There are three underlying concepts which enable a trained adult to use LSCI
effectively. The first is the ability to understand the differences in the psychological
worlds between students and staff during crisis. Students who are emotionally
"stirred up" are operating "from the gut." They, unlike adults, are
often flooded by their emotions and are unable to bring their feelings under control of
rational thinking. Yet, untrained adults dont recognize these essential differences
in psychological worlds and approach the student as if he were thinking clearly in an
effort to control the crisis. The "straightforward" or "logical"

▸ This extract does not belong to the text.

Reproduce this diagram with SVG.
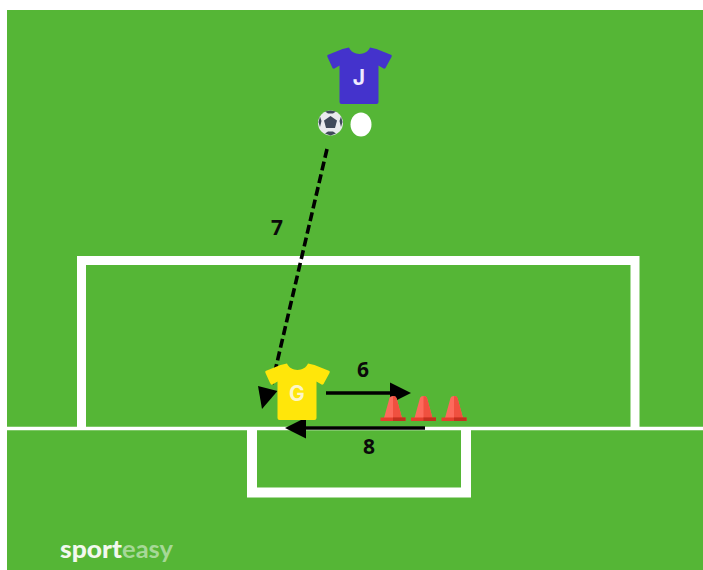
<svg xmlns="http://www.w3.org/2000/svg" width="703" height="570" viewBox="0 0 703 570">
<style>
.lbl{font-family:"Open Sans","Liberation Sans",Arial,sans-serif;font-weight:700;font-size:21px;fill:#0a0a0a;text-anchor:middle}
.shirt-t{font-family:"Inter","Liberation Sans",sans-serif;font-weight:700;font-size:21px;text-anchor:middle}
.line{fill:none;stroke:#fff}
.conn{fill:none;stroke:#000;stroke-width:3.6}
</style>
<defs>
<path id="shirt" d="M-10.500,-27.500 C-7,-19 7,-19 10.500,-27.500 L17,-26 L32,-20 Q32.500,-19 32,-18 L26,-7 Q25,-6 24,-6.500 L19,-9.500 L19,27 Q19,29 17,29 L-18,29 Q-20,29 -20,27 L-20,-9.500 L-25,-6.500 Q-26,-6 -27,-7 L-32,-18 Q-32.500,-19 -32,-20 L-17,-26 Z"/>
<g id="cone">
<path d="M-9,-2 L-3.500,-22 Q-3,-24 0,-24 Q3,-24 3.500,-22 L9,-2 Z" fill="#fd6a5c"/>
<path d="M0,-24 Q3,-24 3.500,-22 L9,-2 L0,-2 Z" fill="#f0503f"/>
<rect x="-12.500" y="-2.500" width="25" height="3.500" fill="#e53f2e"/>
<rect x="0" y="-2.500" width="12.500" height="3.500" fill="#c4301f"/>
</g>
</defs>
<rect x="0" y="0" width="703" height="570" fill="#fff"/>
<rect id="field" x="7" y="10" width="696" height="560" fill="#55b636"/>
<g id="pitch-lines">
<path class="line" stroke-width="9" d="M81.500,428 V260.500 H635 V428"/>
<path class="line" stroke-width="3.500" d="M7,428.500 H703"/>
<path class="line" stroke-width="10" d="M252,429 V492.500 H466 V429"/>
</g>
<g id="logo">
<text x="60" y="558" font-family="'Lato','Liberation Sans',sans-serif" font-size="25" font-weight="900" fill="#f2f8ee" textLength="62" lengthAdjust="spacingAndGlyphs">sport</text>
<text x="122" y="558" font-family="'Lato','Liberation Sans',sans-serif" font-size="25" font-weight="700" fill="#a6d897" textLength="51" lengthAdjust="spacingAndGlyphs">easy</text>
</g>
<g id="connectors">
<path class="conn" stroke-dasharray="9 4" d="M327,149 L272,384"/>
<path d="M262,409 L258,386 L277.500,391 Z" fill="#000"/>
<path class="conn" d="M326,393 H392"/>
<path d="M411,393 L390,382.500 V403.500 Z" fill="#000"/>
<path class="conn" d="M425,428 H304"/>
<path d="M285,428 L306,417.500 V438.500 Z" fill="#000"/>
</g>
<g id="player-j">
<use href="#shirt" x="359.500" y="75" fill="#4433cc"/>
<text class="shirt-t" x="359" y="85" fill="#efeaff">J</text>
</g>
<g id="ball">
<circle cx="330.500" cy="123" r="12.500" fill="#e9ebee"/>
<path d="M330.500,116 L337,120.500 L335,128 L326,128 L324,120.500 Z" fill="#3f4a5a"/>
<path d="M325,111.500 L330.500,110.500 L336,111.500 L333,113.500 L328,113.500 Z M318.500,122 L320,116.500 L321.500,121 L320,127 Z M342.500,122 L341,116.500 L339.500,121 L341,127 Z M325,133.500 L328,131.500 L333,131.500 L336,133.500 L330.500,135.500 Z" fill="#3f4a5a"/>
</g>
<g id="marker">
<ellipse cx="361" cy="124.500" rx="10.500" ry="12" fill="#fff"/>
</g>
<g id="player-g">
<use href="#shirt" x="297.500" y="391" fill="#ffe60a"/>
<text class="shirt-t" x="297" y="401" fill="#fdf6c8">G</text>
</g>
<g id="cones">
<use href="#cone" x="393" y="420"/>
<use href="#cone" x="423.500" y="420"/>
<use href="#cone" x="454" y="420"/>
</g>
<g id="labels">
<text class="lbl" x="277" y="235">7</text>
<text class="lbl" x="363" y="377">6</text>
<text class="lbl" x="369" y="454">8</text>
</g>
</svg>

approach, rather than de-escalating the student tends to have the opposite effect. The
student responds with more intensity which triggers in adults feelings of helplessness,
rage, or counteraggression. If we are not trained, we can find ourselves feeling, and even
behaving in the same manner as the aggressive student. Understanding the Conflict Cycle,
the essential role the adult plays in escalating or de-escalating violent behavior, is the
second underlying concept in LSCI. The third key concept involves understanding that
students in crisis need to talk, and highlights the attending, listening, decoding, and
responding skills which keep the process going. As the adult systematically brings order
to chaos, the student is able to reconstruct events surrounding the crisis "central
issues" which are the most common factors influencing aggressive behavior.
It is important to note that the note that the LSCI process can only be effective when
incorporated into a comprehensive (psycho)educational program which allows a forum for
students to practice new behaviors and gain recognition for new insights. Students are
usually unaware of their counter-productive cycles of perceiving, thinking, feeling, and
behaving until they can be led to understand them by trained adults. Once insight occurs,
the student is better able to begin using rational means to cope with stress which lead to
a better way of living. LSCI is an important tool for adults working with children and
youth in todays schools because it provides a productive alternative to punishment
or exclusion of children and youth who engage in acts of violence.